Set task:
Write the data out again exactly, with no pictures.

Recorded data:

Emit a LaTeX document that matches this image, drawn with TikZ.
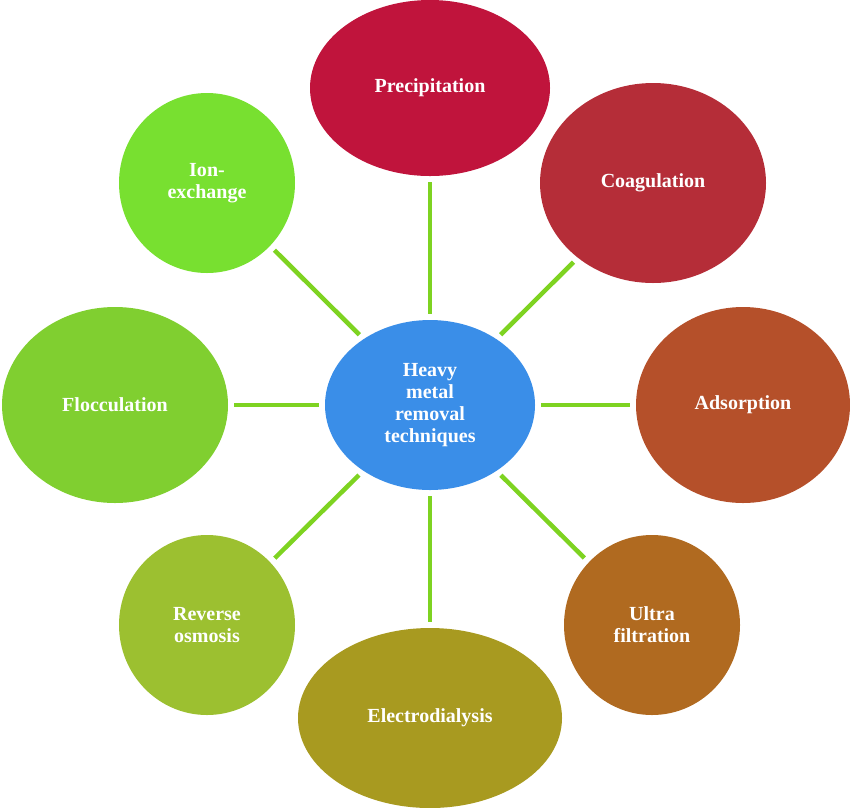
\documentclass[tikz,border=0pt]{standalone}
\usepackage{fontspec}
\setmainfont{Liberation Serif}
\usetikzlibrary{shapes.geometric}
\definecolor{cprec}{HTML}{C0143C}
\definecolor{ccoag}{HTML}{B52D38}
\definecolor{cads}{HTML}{B5502A}
\definecolor{cultra}{HTML}{B06A20}
\definecolor{celec}{HTML}{A89A20}
\definecolor{crev}{HTML}{9CC030}
\definecolor{cfloc}{HTML}{80CF30}
\definecolor{cion}{HTML}{78E030}
\definecolor{ccent}{HTML}{3A8EE8}
\definecolor{clink}{HTML}{7ED321}
\tikzset{
  blob/.style={ellipse,inner sep=0pt,text=white,font=\fontsize{20}{22}\selectfont\bfseries,align=center},
  link/.style={clink,line width=4.5pt,shorten <=6pt,shorten >=6pt}
}
\begin{document}
\begin{tikzpicture}[x=1pt,y=-1pt]
	\useasboundingbox (0,0) rectangle (850,807);
	\node[blob,fill=ccent,minimum width=210pt,minimum height=170pt] (hm) at (430,405) {Heavy\\metal\\removal\\techniques};
	
	\node[blob,fill=cprec,minimum width=240pt,minimum height=176pt] (prec) at (430,88) {Precipitation};
	\node[blob,fill=ccoag,minimum width=226pt,minimum height=200pt] (coag) at (653,183) {Coagulation};
	\node[blob,fill=cads,minimum width=214pt,minimum height=196pt] (ads) at (743,405) {Adsorption};
	\node[blob,fill=cultra,minimum width=176pt,minimum height=180pt] (ultra) at (652,625) {Ultra\\filtration};
	\node[blob,fill=celec,minimum width=264pt,minimum height=180pt] (elec) at (430,718) {Electrodialysis};
	\node[blob,fill=crev,minimum width=176pt,minimum height=180pt] (rev) at (207,625) {Reverse\\osmosis};
	\node[blob,fill=cfloc,minimum width=226pt,minimum height=196pt] (floc) at (115,405) {Flocculation};
	\node[blob,fill=cion,minimum width=176pt,minimum height=180pt] (ion) at (207,183) {Ion-\\exchange};
	
	\draw[link] (hm) -- (prec);
	\draw[link] (hm) -- (coag);
	\draw[link] (hm) -- (ads);
	\draw[link] (hm) -- (ultra);
	\draw[link] (hm) -- (elec);
	\draw[link] (hm) -- (rev);
	\draw[link] (hm) -- (floc);
	\draw[link] (hm) -- (ion);
\end{tikzpicture}
\end{document}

Answer:
Emit a LaTeX document that matches this image, drawn with TikZ.
\documentclass[tikz,border=0pt]{standalone}
\usepackage{fontspec}
\setmainfont{Liberation Serif}
\usetikzlibrary{shapes.geometric}
\definecolor{cprec}{HTML}{C0143C}
\definecolor{ccoag}{HTML}{B52D38}
\definecolor{cads}{HTML}{B5502A}
\definecolor{cultra}{HTML}{B06A20}
\definecolor{celec}{HTML}{A89A20}
\definecolor{crev}{HTML}{9CC030}
\definecolor{cfloc}{HTML}{80CF30}
\definecolor{cion}{HTML}{78E030}
\definecolor{ccent}{HTML}{3A8EE8}
\definecolor{clink}{HTML}{7ED321}
\tikzset{
  blob/.style={ellipse,inner sep=0pt,text=white,font=\fontsize{20}{22}\selectfont\bfseries,align=center},
  link/.style={clink,line width=4.5pt,shorten <=6pt,shorten >=6pt}
}
\begin{document}
\begin{tikzpicture}[x=1pt,y=-1pt]
	\useasboundingbox (0,0) rectangle (850,807);
	\node[blob,fill=ccent,minimum width=210pt,minimum height=170pt] (hm) at (430,405) {Heavy\\metal\\removal\\techniques};
	
	\node[blob,fill=cprec,minimum width=240pt,minimum height=176pt] (prec) at (430,88) {Precipitation};
	\node[blob,fill=ccoag,minimum width=226pt,minimum height=200pt] (coag) at (653,183) {Coagulation};
	\node[blob,fill=cads,minimum width=214pt,minimum height=196pt] (ads) at (743,405) {Adsorption};
	\node[blob,fill=cultra,minimum width=176pt,minimum height=180pt] (ultra) at (652,625) {Ultra\\filtration};
	\node[blob,fill=celec,minimum width=264pt,minimum height=180pt] (elec) at (430,718) {Electrodialysis};
	\node[blob,fill=crev,minimum width=176pt,minimum height=180pt] (rev) at (207,625) {Reverse\\osmosis};
	\node[blob,fill=cfloc,minimum width=226pt,minimum height=196pt] (floc) at (115,405) {Flocculation};
	\node[blob,fill=cion,minimum width=176pt,minimum height=180pt] (ion) at (207,183) {Ion-\\exchange};
	
	\draw[link] (hm) -- (prec);
	\draw[link] (hm) -- (coag);
	\draw[link] (hm) -- (ads);
	\draw[link] (hm) -- (ultra);
	\draw[link] (hm) -- (elec);
	\draw[link] (hm) -- (rev);
	\draw[link] (hm) -- (floc);
	\draw[link] (hm) -- (ion);
\end{tikzpicture}
\end{document}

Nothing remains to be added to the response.